▸ PROVIDED DATA
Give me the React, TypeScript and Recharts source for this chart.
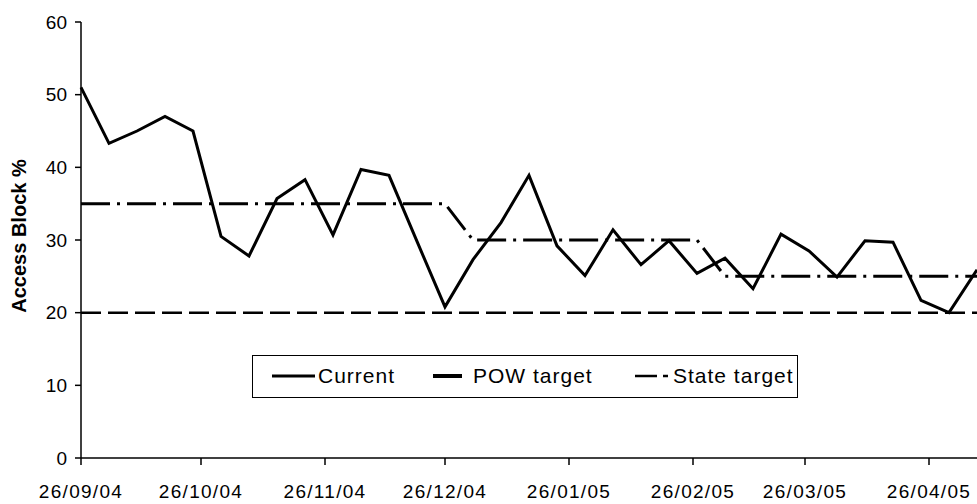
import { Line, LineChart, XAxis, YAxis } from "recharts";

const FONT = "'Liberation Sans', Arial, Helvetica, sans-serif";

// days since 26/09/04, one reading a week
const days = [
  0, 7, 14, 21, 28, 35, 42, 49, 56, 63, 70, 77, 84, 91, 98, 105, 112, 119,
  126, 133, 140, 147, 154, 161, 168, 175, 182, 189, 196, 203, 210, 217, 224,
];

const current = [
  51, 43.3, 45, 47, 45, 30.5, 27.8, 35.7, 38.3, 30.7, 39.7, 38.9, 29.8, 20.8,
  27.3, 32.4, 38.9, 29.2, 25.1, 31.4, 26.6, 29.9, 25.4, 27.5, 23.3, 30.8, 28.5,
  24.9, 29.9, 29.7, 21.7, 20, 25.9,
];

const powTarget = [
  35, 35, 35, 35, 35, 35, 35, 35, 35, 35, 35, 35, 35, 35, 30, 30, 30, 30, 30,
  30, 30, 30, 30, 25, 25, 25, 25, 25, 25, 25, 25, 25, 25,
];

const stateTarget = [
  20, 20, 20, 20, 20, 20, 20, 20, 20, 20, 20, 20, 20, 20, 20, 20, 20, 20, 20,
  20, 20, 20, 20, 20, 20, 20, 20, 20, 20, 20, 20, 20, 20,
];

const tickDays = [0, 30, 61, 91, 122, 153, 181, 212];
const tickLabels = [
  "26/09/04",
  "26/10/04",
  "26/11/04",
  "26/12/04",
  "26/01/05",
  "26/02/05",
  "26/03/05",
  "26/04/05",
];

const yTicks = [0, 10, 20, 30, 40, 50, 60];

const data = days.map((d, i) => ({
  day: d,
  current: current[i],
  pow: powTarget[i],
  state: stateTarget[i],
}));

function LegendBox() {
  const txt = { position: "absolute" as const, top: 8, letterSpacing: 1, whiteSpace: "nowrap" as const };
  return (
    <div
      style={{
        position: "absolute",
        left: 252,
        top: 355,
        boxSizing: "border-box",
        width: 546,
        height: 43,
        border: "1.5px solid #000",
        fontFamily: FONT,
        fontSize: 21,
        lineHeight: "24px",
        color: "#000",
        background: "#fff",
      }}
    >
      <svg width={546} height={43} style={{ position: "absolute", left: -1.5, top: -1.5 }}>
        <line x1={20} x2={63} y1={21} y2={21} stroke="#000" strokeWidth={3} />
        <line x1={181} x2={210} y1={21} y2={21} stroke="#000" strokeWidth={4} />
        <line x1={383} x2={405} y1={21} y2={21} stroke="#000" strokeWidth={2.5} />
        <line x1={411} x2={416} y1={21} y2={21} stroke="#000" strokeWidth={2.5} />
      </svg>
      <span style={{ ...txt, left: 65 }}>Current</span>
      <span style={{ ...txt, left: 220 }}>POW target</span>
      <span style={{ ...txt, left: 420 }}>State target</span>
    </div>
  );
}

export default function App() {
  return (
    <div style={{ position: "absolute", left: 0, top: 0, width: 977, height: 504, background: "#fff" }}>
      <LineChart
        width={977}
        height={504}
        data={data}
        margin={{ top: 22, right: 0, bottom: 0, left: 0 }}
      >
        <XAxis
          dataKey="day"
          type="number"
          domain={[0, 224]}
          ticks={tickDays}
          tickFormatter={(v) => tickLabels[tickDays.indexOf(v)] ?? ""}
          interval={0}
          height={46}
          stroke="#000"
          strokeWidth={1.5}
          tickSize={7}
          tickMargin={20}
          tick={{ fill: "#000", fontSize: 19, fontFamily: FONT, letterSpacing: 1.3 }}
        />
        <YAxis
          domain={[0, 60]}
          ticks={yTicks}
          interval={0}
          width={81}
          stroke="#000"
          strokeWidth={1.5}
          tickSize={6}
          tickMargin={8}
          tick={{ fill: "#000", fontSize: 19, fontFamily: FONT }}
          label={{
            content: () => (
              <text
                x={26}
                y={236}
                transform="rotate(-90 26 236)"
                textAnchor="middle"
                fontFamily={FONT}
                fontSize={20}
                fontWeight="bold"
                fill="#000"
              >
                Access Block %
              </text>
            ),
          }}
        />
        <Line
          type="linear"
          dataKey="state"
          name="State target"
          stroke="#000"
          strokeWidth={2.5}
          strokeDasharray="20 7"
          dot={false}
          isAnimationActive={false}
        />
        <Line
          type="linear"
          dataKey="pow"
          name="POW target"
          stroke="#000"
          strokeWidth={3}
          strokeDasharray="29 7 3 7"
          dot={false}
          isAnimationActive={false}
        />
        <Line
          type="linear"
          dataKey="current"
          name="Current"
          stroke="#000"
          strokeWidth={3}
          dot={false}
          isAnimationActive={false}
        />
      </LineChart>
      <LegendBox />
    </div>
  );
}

▸ PROBLEM
Using the material above, return every line exactly as it appears, minus the pictures.

▸ WRITTEN ANSWER
Give me the React, TypeScript and Recharts source for this chart.
import { Line, LineChart, XAxis, YAxis } from "recharts";

const FONT = "'Liberation Sans', Arial, Helvetica, sans-serif";

// days since 26/09/04, one reading a week
const days = [
  0, 7, 14, 21, 28, 35, 42, 49, 56, 63, 70, 77, 84, 91, 98, 105, 112, 119,
  126, 133, 140, 147, 154, 161, 168, 175, 182, 189, 196, 203, 210, 217, 224,
];

const current = [
  51, 43.3, 45, 47, 45, 30.5, 27.8, 35.7, 38.3, 30.7, 39.7, 38.9, 29.8, 20.8,
  27.3, 32.4, 38.9, 29.2, 25.1, 31.4, 26.6, 29.9, 25.4, 27.5, 23.3, 30.8, 28.5,
  24.9, 29.9, 29.7, 21.7, 20, 25.9,
];

const powTarget = [
  35, 35, 35, 35, 35, 35, 35, 35, 35, 35, 35, 35, 35, 35, 30, 30, 30, 30, 30,
  30, 30, 30, 30, 25, 25, 25, 25, 25, 25, 25, 25, 25, 25,
];

const stateTarget = [
  20, 20, 20, 20, 20, 20, 20, 20, 20, 20, 20, 20, 20, 20, 20, 20, 20, 20, 20,
  20, 20, 20, 20, 20, 20, 20, 20, 20, 20, 20, 20, 20, 20,
];

const tickDays = [0, 30, 61, 91, 122, 153, 181, 212];
const tickLabels = [
  "26/09/04",
  "26/10/04",
  "26/11/04",
  "26/12/04",
  "26/01/05",
  "26/02/05",
  "26/03/05",
  "26/04/05",
];

const yTicks = [0, 10, 20, 30, 40, 50, 60];

const data = days.map((d, i) => ({
  day: d,
  current: current[i],
  pow: powTarget[i],
  state: stateTarget[i],
}));

function LegendBox() {
  const txt = { position: "absolute" as const, top: 8, letterSpacing: 1, whiteSpace: "nowrap" as const };
  return (
    <div
      style={{
        position: "absolute",
        left: 252,
        top: 355,
        boxSizing: "border-box",
        width: 546,
        height: 43,
        border: "1.5px solid #000",
        fontFamily: FONT,
        fontSize: 21,
        lineHeight: "24px",
        color: "#000",
        background: "#fff",
      }}
    >
      <svg width={546} height={43} style={{ position: "absolute", left: -1.5, top: -1.5 }}>
        <line x1={20} x2={63} y1={21} y2={21} stroke="#000" strokeWidth={3} />
        <line x1={181} x2={210} y1={21} y2={21} stroke="#000" strokeWidth={4} />
        <line x1={383} x2={405} y1={21} y2={21} stroke="#000" strokeWidth={2.5} />
        <line x1={411} x2={416} y1={21} y2={21} stroke="#000" strokeWidth={2.5} />
      </svg>
      <span style={{ ...txt, left: 65 }}>Current</span>
      <span style={{ ...txt, left: 220 }}>POW target</span>
      <span style={{ ...txt, left: 420 }}>State target</span>
    </div>
  );
}

export default function App() {
  return (
    <div style={{ position: "absolute", left: 0, top: 0, width: 977, height: 504, background: "#fff" }}>
      <LineChart
        width={977}
        height={504}
        data={data}
        margin={{ top: 22, right: 0, bottom: 0, left: 0 }}
      >
        <XAxis
          dataKey="day"
          type="number"
          domain={[0, 224]}
          ticks={tickDays}
          tickFormatter={(v) => tickLabels[tickDays.indexOf(v)] ?? ""}
          interval={0}
          height={46}
          stroke="#000"
          strokeWidth={1.5}
          tickSize={7}
          tickMargin={20}
          tick={{ fill: "#000", fontSize: 19, fontFamily: FONT, letterSpacing: 1.3 }}
        />
        <YAxis
          domain={[0, 60]}
          ticks={yTicks}
          interval={0}
          width={81}
          stroke="#000"
          strokeWidth={1.5}
          tickSize={6}
          tickMargin={8}
          tick={{ fill: "#000", fontSize: 19, fontFamily: FONT }}
          label={{
            content: () => (
              <text
                x={26}
                y={236}
                transform="rotate(-90 26 236)"
                textAnchor="middle"
                fontFamily={FONT}
                fontSize={20}
                fontWeight="bold"
                fill="#000"
              >
                Access Block %
              </text>
            ),
          }}
        />
        <Line
          type="linear"
          dataKey="state"
          name="State target"
          stroke="#000"
          strokeWidth={2.5}
          strokeDasharray="20 7"
          dot={false}
          isAnimationActive={false}
        />
        <Line
          type="linear"
          dataKey="pow"
          name="POW target"
          stroke="#000"
          strokeWidth={3}
          strokeDasharray="29 7 3 7"
          dot={false}
          isAnimationActive={false}
        />
        <Line
          type="linear"
          dataKey="current"
          name="Current"
          stroke="#000"
          strokeWidth={3}
          dot={false}
          isAnimationActive={false}
        />
      </LineChart>
      <LegendBox />
    </div>
  );
}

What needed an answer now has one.